Он очень хорошо говорил и в тот день, когда его друг, лорд Уэбб Джонсон, президент Королевского хирургического колледжа, вручил ему золотую медаль колледжа – высокая и редкая награда, которая за сто сорок четыре года присуждалась всего двадцать раз. Вручение медали состоялось во время ужина, на котором присутствовали члены королевской семьи, премьер-министр и лорд-канцлер. После речей старый друг и коллега Флеминга, доктор Брин, подошел к нему, чтобы его поздравить.
«К моему большому удивлению, он прервал меня, – пишет Брин.
– Ради бога, не надо! – сказал он. – Лучше сыграем партию в бильярд.
– Как, разве здесь есть бильярд?
– Нет, конечно, нет! – воскликнул Флеминг. – Пойдемте в клуб.
Он считал, что существует один только клуб – клуб художников в Челси, и мы поехали на своих машинах на Олд Черч-стрит. Это происходило вскоре после окончания войны, и к вечеру еще не переодевались. Появление Флеминга в этот поздний час во фраке, белом галстуке, с лентой Почетного легиона на шее и множеством орденов на груди произвело сильное впечатление. Но это не помешало нам сыграть партию в бильярд, и мы ушли только в два или три часа ночи».

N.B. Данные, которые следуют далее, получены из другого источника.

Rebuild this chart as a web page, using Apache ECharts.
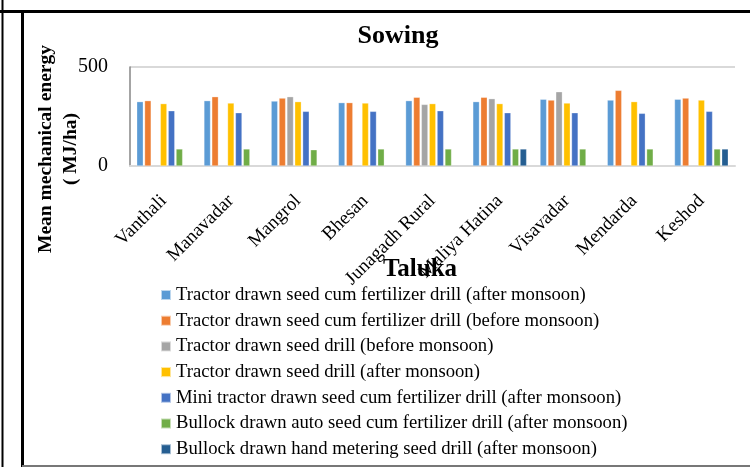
<!DOCTYPE html>
<html>
<head>
<meta charset="utf-8">
<script src="https://cdn.jsdelivr.net/npm/echarts@6/dist/echarts.min.js"></script>
<style>
  html, body { margin: 0; padding: 0; background: #fff; }
  #chart { width: 750px; height: 467px; }
</style>
</head>
<body>
<div id="chart"></div>
<script>
const talukas = ['Vanthali', 'Manavadar', 'Mangrol', 'Bhesan', 'Junagadh Rural', 'Maliya Hatina', 'Visavadar', 'Mendarda', 'Keshod'];

const seriesNames = [
    'Tractor drawn seed cum fertilizer drill (after monsoon)',
    'Tractor drawn seed cum fertilizer drill (before monsoon)',
    'Tractor drawn seed drill (before monsoon)',
    'Tractor drawn seed drill (after monsoon)',
    'Mini tractor drawn seed cum fertilizer drill (after monsoon)',
    'Bullock drawn auto seed cum fertilizer drill (after monsoon)',
    'Bullock drawn hand metering seed drill (after monsoon)'
];

// values (null = no bar)
const tractorSeedFertAfter = [325, 330, 328, 320, 330, 325, 337, 333, 337];
const tractorSeedFertBefore = [330, 350, 343, 320, 347, 347, 333, 382, 343];
const tractorSeedBefore = [null, null, 350, null, 311, 340, 375, null, null];
const tractorSeedAfter = [315, 318, 325, 318, 315, 315, 318, 325, 333];
const miniTractorAfter = [279, 269, 276, 276, 279, 269, 269, 266, 276];
const bullockAutoAfter = [86, 86, 82, 86, 86, 86, 86, 86, 86];
const bullockHandAfter = [null, null, null, null, null, 86, null, null, 86];

const seriesValues = [
    tractorSeedFertAfter, tractorSeedFertBefore, tractorSeedBefore,
    tractorSeedAfter, miniTractorAfter, bullockAutoAfter, bullockHandAfter
];

const colors = ['#5B9BD5', '#ED7D31', '#A5A5A5', '#FFC000', '#4472C4', '#70AD47', '#255E91'];

const yTicks = [0, 500];

const serif = '"Liberation Serif", "Times New Roman", serif';

const chart = echarts.init(document.getElementById('chart'));

const option = {
    animation: false,
    color: colors,
    grid: {
        left: 130,
        right: 15,
        top: 67,
        bottom: 301
    },
    legend: {
        orient: 'vertical',
        left: 160,
        top: 285,
        padding: 0,
        itemWidth: 10,
        itemHeight: 10,
        itemGap: 5.7,
        icon: 'rect',
        textStyle: {
            fontFamily: serif,
            fontSize: 18.7,
            color: '#000',
            lineHeight: 20
        },
        data: seriesNames
    },
    xAxis: {
        type: 'category',
        data: talukas,
        axisTick: { show: false },
        axisLine: { lineStyle: { color: '#d9d9d9', width: 2 } },
        axisLabel: {
            interval: 0,
            rotate: 45,
            margin: 32,
            fontFamily: serif,
            fontSize: 19,
            color: '#000'
        }
    },
    yAxis: {
        type: 'value',
        min: yTicks[0],
        max: yTicks[1],
        interval: 500,
        axisLine: { show: true, lineStyle: { color: '#868686', width: 1.5 } },
        axisTick: { show: false },
        splitLine: { lineStyle: { color: '#d9d9d9', width: 2 } },
        axisLabel: {
            margin: 22,
            fontFamily: serif,
            fontSize: 20,
            color: '#000'
        }
    },
    series: seriesNames.map((name, i) => ({
        name: name,
        type: 'bar',
        data: seriesValues[i],
        barGap: '20%',
        barCategoryGap: '20%',
        itemStyle: {
            borderColor: 'rgba(255,255,255,0.6)',
            borderWidth: 0.5
        }
    })),
    graphic: [
        // frame lines
        { type: 'line', shape: { x1: 2.5, y1: 0, x2: 2.5, y2: 467 }, style: { stroke: '#000', lineWidth: 2 } },
        { type: 'line', shape: { x1: 0, y1: 11.5, x2: 750, y2: 11.5 }, style: { stroke: '#000', lineWidth: 3 } },
        { type: 'line', shape: { x1: 22.5, y1: 11.5, x2: 22.5, y2: 467 }, style: { stroke: '#000', lineWidth: 3 } },
        { type: 'line', shape: { x1: 22, y1: 466, x2: 750, y2: 466 }, style: { stroke: '#777', lineWidth: 2 } },
        // title
        {
            type: 'text', x: 398, y: 36,
            style: { text: 'Sowing', font: 'bold 26px ' + serif, fill: '#000', align: 'center', verticalAlign: 'middle' }
        },
        // y axis name
        {
            type: 'text', x: 58, y: 149, rotation: Math.PI / 2,
            style: {
                text: 'Mean mechanical energy\n( MJ/ha)', font: 'bold 19.5px ' + serif, fill: '#000',
                align: 'center', verticalAlign: 'middle', lineHeight: 25
            }
        },
        // x axis name
        {
            type: 'text', x: 420, y: 270,
            style: { text: 'Taluka', font: 'bold 25px ' + serif, fill: '#000', align: 'center', verticalAlign: 'middle' }
        }
    ]
};

chart.setOption(option);
</script>
</body>
</html>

Флеминг по-прежнему любил бывать в этом клубе, ему нравился большой светло-зеленый зал, где стояли два бильярдных стола, его привлекали непринужденные манеры художников и скульпторов. Он заходил сюда каждый вечер, часов в шесть, с наслаждением окунался в знакомую обстановку, играл партию в бильярд, придумывая (как он это делал во всех играх) какие-то необычные удары. Иногда он из любезности позировал кому-нибудь из художников, но никогда не хвалил свой портрет: это противоречило бы неписаным законам Lowlanders. Члены клуба были потрясены, что их молчаливый одноклубник стал великим человеком. Когда на него обрушились почести, многие поздравляли его.

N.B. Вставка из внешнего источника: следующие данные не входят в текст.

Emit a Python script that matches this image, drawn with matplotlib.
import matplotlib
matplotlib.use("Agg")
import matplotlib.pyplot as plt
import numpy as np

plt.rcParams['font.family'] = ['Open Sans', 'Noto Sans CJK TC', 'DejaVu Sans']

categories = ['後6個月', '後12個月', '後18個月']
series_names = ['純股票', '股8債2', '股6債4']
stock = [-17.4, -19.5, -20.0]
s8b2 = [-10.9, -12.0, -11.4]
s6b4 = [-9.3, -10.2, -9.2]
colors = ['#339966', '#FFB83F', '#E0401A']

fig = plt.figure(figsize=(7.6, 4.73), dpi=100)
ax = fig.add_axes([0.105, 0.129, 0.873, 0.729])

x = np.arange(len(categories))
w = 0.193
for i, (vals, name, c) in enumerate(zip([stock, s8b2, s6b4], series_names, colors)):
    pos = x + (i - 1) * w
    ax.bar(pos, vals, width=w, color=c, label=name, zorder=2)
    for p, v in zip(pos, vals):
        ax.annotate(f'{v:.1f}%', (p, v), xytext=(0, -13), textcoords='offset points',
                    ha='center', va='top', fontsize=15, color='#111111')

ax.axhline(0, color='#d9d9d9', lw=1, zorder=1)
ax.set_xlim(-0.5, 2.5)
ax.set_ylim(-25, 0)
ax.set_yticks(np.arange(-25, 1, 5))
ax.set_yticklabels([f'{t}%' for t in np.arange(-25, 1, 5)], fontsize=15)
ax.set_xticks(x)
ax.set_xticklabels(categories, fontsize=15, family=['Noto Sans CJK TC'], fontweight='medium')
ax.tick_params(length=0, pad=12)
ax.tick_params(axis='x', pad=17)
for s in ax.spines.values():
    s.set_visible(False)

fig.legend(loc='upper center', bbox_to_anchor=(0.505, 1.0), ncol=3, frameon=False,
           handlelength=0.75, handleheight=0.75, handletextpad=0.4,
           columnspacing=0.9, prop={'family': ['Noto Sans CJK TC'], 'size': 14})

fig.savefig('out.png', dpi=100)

– Это ничего не значит, – говорил он и переводил разговор на другую тему.
Нобелевская премия, присужденная Флемингу, сразу разрешила вопрос, стоявший столько лет в Сэнт-Мэри, о преемнике Райта. Флеминг стал принципалом Института (так теперь назывался директор). Райт ушел в отставку в 1946 году. Но еще до этого, во время одной из поездок Флеминга за границу, Старик поставил во главе всех отделов назначенных им руководителей. Таким образом у Флеминга не оказалось своей группы. Если он и страдал от этого последнего диктаторского поступка своего старого учителя, то никогда на это не жаловался.

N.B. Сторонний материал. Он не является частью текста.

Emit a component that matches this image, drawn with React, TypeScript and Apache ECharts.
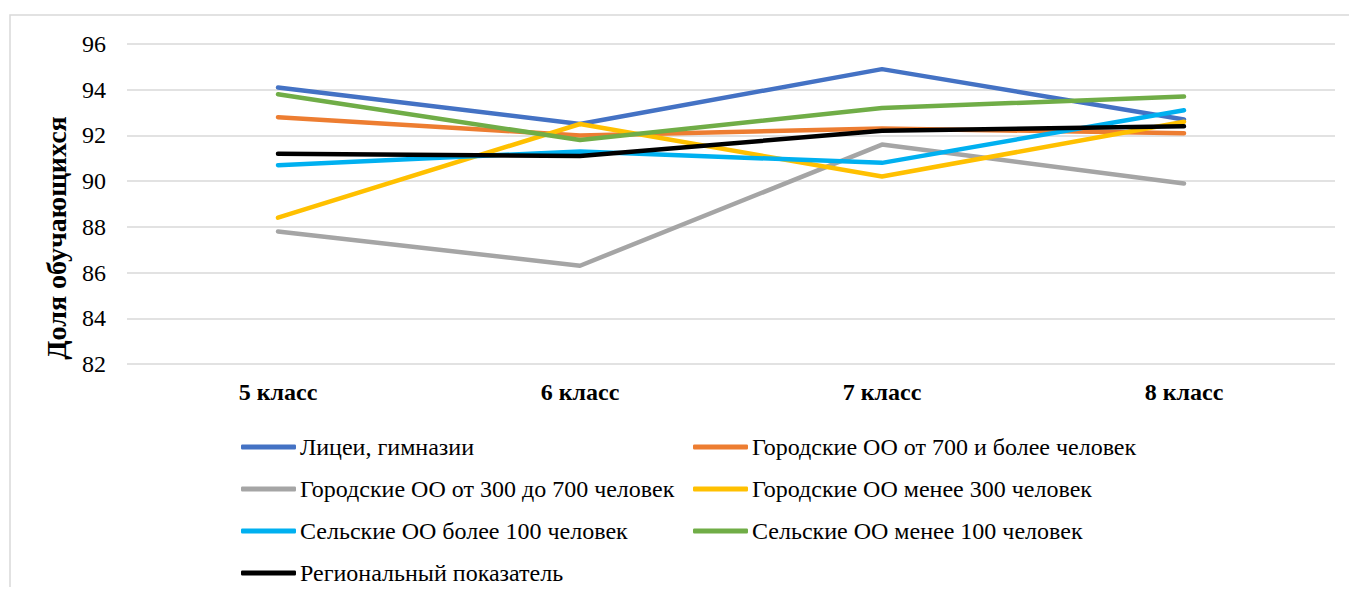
import React, { useEffect, useRef } from "react";
import * as echarts from "echarts";

const categories = ["5 класс", "6 класс", "7 класс", "8 класс"];
const yTicks = { min: 82, max: 96, step: 2 };

const seriesNames = [
  "Лицеи, гимназии",
  "Городские ОО от 700 и более человек",
  "Городские ОО от 300 до 700 человек",
  "Городские ОО менее 300 человек",
  "Сельские ОО более 100 человек",
  "Сельские ОО менее 100 человек",
  "Региональный показатель",
];

const lyceums = [94.1, 92.5, 94.9, 92.7];
const urbanOver700 = [92.8, 92.0, 92.3, 92.1];
const urban300to700 = [87.8, 86.3, 91.6, 89.9];
const urbanUnder300 = [88.4, 92.5, 90.2, 92.6];
const ruralOver100 = [90.7, 91.3, 90.8, 93.1];
const ruralUnder100 = [93.8, 91.8, 93.2, 93.7];
const regional = [91.2, 91.1, 92.2, 92.4];

const seriesValues = [lyceums, urbanOver700, urban300to700, urbanUnder300, ruralOver100, ruralUnder100, regional];
const colors = ["#4472C4", "#ED7D31", "#A5A5A5", "#FFC000", "#00B0F0", "#70AD47", "#000000"];

const legendLeft = [seriesNames[0], seriesNames[2], seriesNames[4], seriesNames[6]];
const legendRight = [seriesNames[1], seriesNames[3], seriesNames[5]];

const FONT = "'Liberation Serif', 'Times New Roman', serif";

export default function App() {
  const ref = useRef<HTMLDivElement>(null);
  useEffect(() => {
    if (!ref.current) return;
    const chart = echarts.init(ref.current, undefined, { renderer: "svg" });
    const legendCommon = {
      orient: "vertical" as const,
      itemWidth: 55,
      itemHeight: 5,
      itemGap: 16,
      padding: 0,
      height: 200,
      icon: "roundRect",
      textStyle: { fontFamily: FONT, fontSize: 24, color: "#000", lineHeight: 26, padding: [0, 0, 0, -1] },
      top: 426,
    };
    chart.setOption({
      animation: false,
      color: colors,
      textStyle: { fontFamily: FONT },
      grid: { left: 119, top: 36, width: 1208, height: 320, containLabel: false },
      legend: [
        { ...legendCommon, left: 233, data: legendLeft },
        { ...legendCommon, left: 685, data: legendRight },
      ],
      graphic: [
        {
          type: "rect",
          shape: { x: 2, y: 7, width: 1500, height: 1000 },
          style: { fill: "none", stroke: "#D9D9D9", lineWidth: 1.5 },
          silent: true,
        },
        {
          type: "text",
          x: 48,
          y: 230,
          rotation: Math.PI / 2,
          style: {
            text: "Доля обучающихся",
            fontFamily: FONT,
            fontSize: 28,
            fontWeight: "bold",
            fill: "#000",
            align: "center",
            verticalAlign: "middle",
          },
        },
      ],
      xAxis: {
        type: "category",
        data: categories,
        boundaryGap: true,
        axisLine: { show: false },
        axisTick: { show: false },
        axisLabel: { fontFamily: FONT, fontSize: 24, fontWeight: "bold", color: "#000", margin: 16 },
      },
      yAxis: {
        type: "value",
        min: yTicks.min,
        max: yTicks.max,
        interval: yTicks.step,
        axisLine: { show: false },
        axisTick: { show: false },
        axisLabel: { fontFamily: FONT, fontSize: 24, color: "#000", margin: 21 },
        splitLine: { lineStyle: { color: "#D9D9D9", width: 1.5 } },
      },
      series: seriesNames.map((name, i) => ({
        name,
        type: "line",
        data: seriesValues[i],
        symbol: "none",
        showSymbol: false,
        lineStyle: { width: 4.5, color: colors[i], cap: "round", join: "round" },
        itemStyle: { color: colors[i] },
      })),
    });
    return () => chart.dispose();
  }, []);
  return <div ref={ref} style={{ width: 1341, height: 579 }} />;
}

– Так уж создан мир, – говорил он.
Он предпочитал работать в общей лаборатории. Здесь он мог сразу же показать соседу какую-нибудь странную культуру. «Взгляните-ка... Я скажу вам, на что следует обратить внимание». С большим трудом удалось его убедить, что, как руководитель Института, он должен работать в отдельной комнате, где он сможет вести важные конфиденциальные беседы. «Теперь, сэр Александр, – сказал ему Крекстон, – вы глава Института, и вам необходима своя собственная лаборатория». Флеминг вынужден был согласиться, но упорно отказывался оборудовать свою комнату под кабинет. «Нет, – возражал он, – моя жизнь – в лаборатории».
Для тех, кто вел исследовательскую работу, он был великолепным руководителем. Чем бы он ни был занят, стоило одному из коллег постучаться к нему – а дверь его комнаты всегда была широко открыта, – он отвечал: «Да! Войдите!» – и тут же выслушивал рассказ о каких-нибудь затруднениях или о новом открытии. Он обладал ценнейшим качеством: умел мгновенно переключать свои мысли от того, что его занимало, на что-то другое и сразу уловить самую сущность представленной ему проблемы. Он в двух-трех словах разъяснял ее, указывал направление дальнейших исследований и снова склонялся над своим микроскопом. Проходило несколько минут, и в лабораторию стучался другой молодой ученый, и опять его встречали с таким же вниманием. Иногда, дав совет, Флеминг говорил: «Вы мне изложили свои затруднения, а теперь скажите, что вы думаете об этом?» И показывал то, что его заинтересовало. У его коллег, как старшего поколения, так и начинающих, не было ощущения, что они работают под его руководством; они работали вместе с ним, и его опыт помогал им находить правильные решения. Доктор Огилви рассказывает, как однажды сэр Александр взял его с собой на фабрику своего брата Роберта Флеминга, чтобы сделать прививку двумстам рабочим, больным инфлуэнцей. «И хотя я был всего только молодым ассистентом, – вспоминает Огилви, – он настоял на том, что половину работы – стерилизацию шприцев, инъекции – выполнит он».